WBL - Buffalo, NY
This Ship-to-Shore station served boats on
the eastern Great lakes - Erie and Ontario. I can only vaguely remember
hearing it, and my personal recollections of it were very limited so
almost all of the information presented here is courtesy of others.
WBL's last location. There were at least 2 earlier locations in Buffalo proper.
WBL building - 2004 photo by Daniel Gurzynsk
WBL site - 2004 photo by Daniel Gurzynski
WBL was started by RCA in the 1920s (?) and was located to serve both the bulk-carriers, and freighters on the Great Lakes and the St. Lawrence River. They utilized the 161 KHZ CW band for long distance communications. On a 24 hour basis the lower frequencies yield longer distances. Other early (1935) WBL CW frequencies were: 177, 410 (Distress frequency), 425, 3106, 3120, 4140, 4790, 6330, 6210, and 11205 KHz.
The following newspaper articles (1937 to 1968) are from the Buffalo Library archives. They are available because of the generosity of Bob Balantine, W8SU.
This short 1937 newspaper article indicates that the station was located in the offices of the Great Lakes Transit Corp. on Erie Street, but was planning to relocate to a new building to be built on a pier at the foot of Michigan Ave. in Buffalo. There is also a brief mention of the station's equipment.
The June 30, 1941 FCC Annual Report indicates that a Coastal-Harbor radio telephone station was approved at Buffalo, NY during the preceding 12 months.

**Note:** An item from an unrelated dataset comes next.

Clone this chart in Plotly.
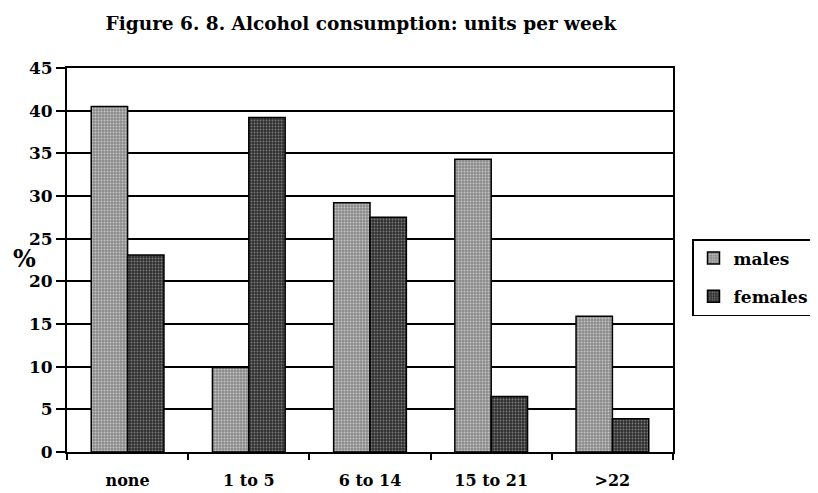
import plotly.graph_objects as go

categories = ["none", "1 to 5", "6 to 14", "15 to 21", ">22"]
males = [40.5, 9.9, 29.2, 34.3, 15.9]
females = [23.1, 39.2, 27.5, 6.5, 3.9]
y_ticks = [0, 5, 10, 15, 20, 25, 30, 35, 40, 45]

FONT = "DejaVu Serif"
OFF = 8  # page body margin
W, H = 818 - OFF, 493 - OFF
L, T = 67 - OFF, 68 - OFF
R, B = W - (673 - OFF), H - (452 - OFF)
PW, PH = W - L - R, H - T - B

fig = go.Figure()
fig.add_trace(go.Bar(
    x=categories, y=males, name="males", legendgroup="m",
    marker=dict(color="#a0a0a0", line=dict(color="black", width=1.5),
                pattern=dict(shape=".", fgcolor="#ffffff", bgcolor="#8a8a8a",
                             size=3, solidity=0.35)),
))
fig.add_trace(go.Bar(
    x=categories, y=females, name="females", legendgroup="f",
    marker=dict(color="#404040", line=dict(color="black", width=1.5),
                pattern=dict(shape=".", fgcolor="#c8c8c8", bgcolor="#303030",
                             size=3, solidity=0.3)),
))

fig.update_layout(
    width=W, height=H,
    margin=dict(l=L, r=R, t=T, b=B, autoexpand=False),
    paper_bgcolor="white", plot_bgcolor="white",
    barmode="group", bargap=0.4, bargroupgap=0,
    font=dict(family=FONT, color="black"),
    title=dict(text="Figure 6. 8. Alcohol consumption: units per week",
               x=(361 - OFF) / W, xanchor="center",
               y=1 - (24 - OFF) / H, yanchor="middle",
               font=dict(family=FONT, size=18.5, color="black", weight="bold")),
    legend=dict(x=(692 - 67) / PW, xanchor="left", y=(452 - 239) / PH,
                yanchor="top",
                bordercolor="black", borderwidth=1.5, bgcolor="white",
                font=dict(family=FONT, size=17, color="black", weight="bold"),
                itemwidth=30, tracegroupgap=13),
    showlegend=True,
)
fig.update_xaxes(
    automargin=False,
    showline=True, linecolor="black", linewidth=2, mirror=True,
    ticks="outside", tickson="boundaries", ticklen=6, tickwidth=2, tickcolor="black",
    tickfont=dict(family=FONT, size=16, color="black", weight="bold"),
    ticklabelstandoff=13,
    showgrid=False,
)
fig.update_yaxes(
    automargin=False,
    range=[0, 45], tickvals=y_ticks,
    showline=True, linecolor="black", linewidth=2, mirror=True,
    ticks="outside", ticklen=9, tickwidth=2, tickcolor="black",
    tickfont=dict(family=FONT, size=17, color="black", weight="bold"),
    showgrid=True, gridcolor="black", gridwidth=2,
    zeroline=False,
)
fig.add_annotation(text="%", x=(25 - 67) / PW, xref="paper", xanchor="center",
                   y=22.7, yref="y", yanchor="middle",
                   showarrow=False,
                   font=dict(family=FONT, size=24, color="black", weight="bold"))

fig.write_html("out.html")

This long 1954 newspaper article describes the importance of the station to Great Lakes shipping, mentions the increasing radio traffic from foreign ships, gives the cost of calls, and mentions the names of the staff. There is little about equipment except mention of the two 147.5 ft. TX towers and that the receivers are remotely located a half mile away.
By 1963 it was apparent from these February and July newspaper articles that RCA was not making a profit on the station and had sought FCC permission to shut it down. Substantial rate increases and reduced service hours were employed to keep the station, which shipping interests deemed as essential, operating. New ownership for the station was also explored at this time, but no ownership change was made, and RCA continued to operate it.
However, two years later, in February of 1965 this Buffalo Evening News article indicates that RCA had had enough, and would be asking the FCC for permission to close WBL down or would, "practically give it away to any agency interested in maintaining ship-shore radio service."
This RMCA document from sometime in the late 1950s to 1966 gives the WBL frequencies and schedules for one year in that time period. Note that the last paragraph concerns a frequency change for the RMCA inland rivers stations, and indicated that it is scheduled for Oct. 31. Unfortunately I don't know the year of this change.
The last article
newspaper series is from August of 1968 and indicates that the station
was not sold to an agency but instead was sold (in 1965) to Fred G.
DesJardins, RCA's WBL station manager since 1945, and Gregg M. Eberman,
a former broadcast station chief engineer. At this time they
were keeping the station operating 20 hours a day during the shipping
season by working one-man shifts - 70 hours a week each.
Seven AM, three FM and two CW frequencies were in use at this
time. Per the rubber-stamp imprint on the QSL card below
their company was known as Great Lakes Marine Radio, Inc.
At some later time the station was again sold to Robert Schober. Little is known about the station during his ownership.
Here's a blank RCA Radiogram as would have been used by the CW ops at WBL and on the ships communicating with it in the 1940s. Thanks to David Ring, N1EA, and from a later period, we have an RCA Sea-Letter and Telegram Form. Though one of these is from KPH they could also have been used at WBL or on the ships that it communicated with toward the end of the RCA ownership period.
Card courtesy of Phillip Temples - K9HI
Daniel Gurzynski reports that he worked at WBL for a summer in the late 1970’s as an operator, working for Bob Schober part time while going to college. "We connected both private pleasure craft and freighters to landline phone service on VHF at that time. It was usually manned 6am to 12 midnight, 7 days a week in the summer - the busiest time."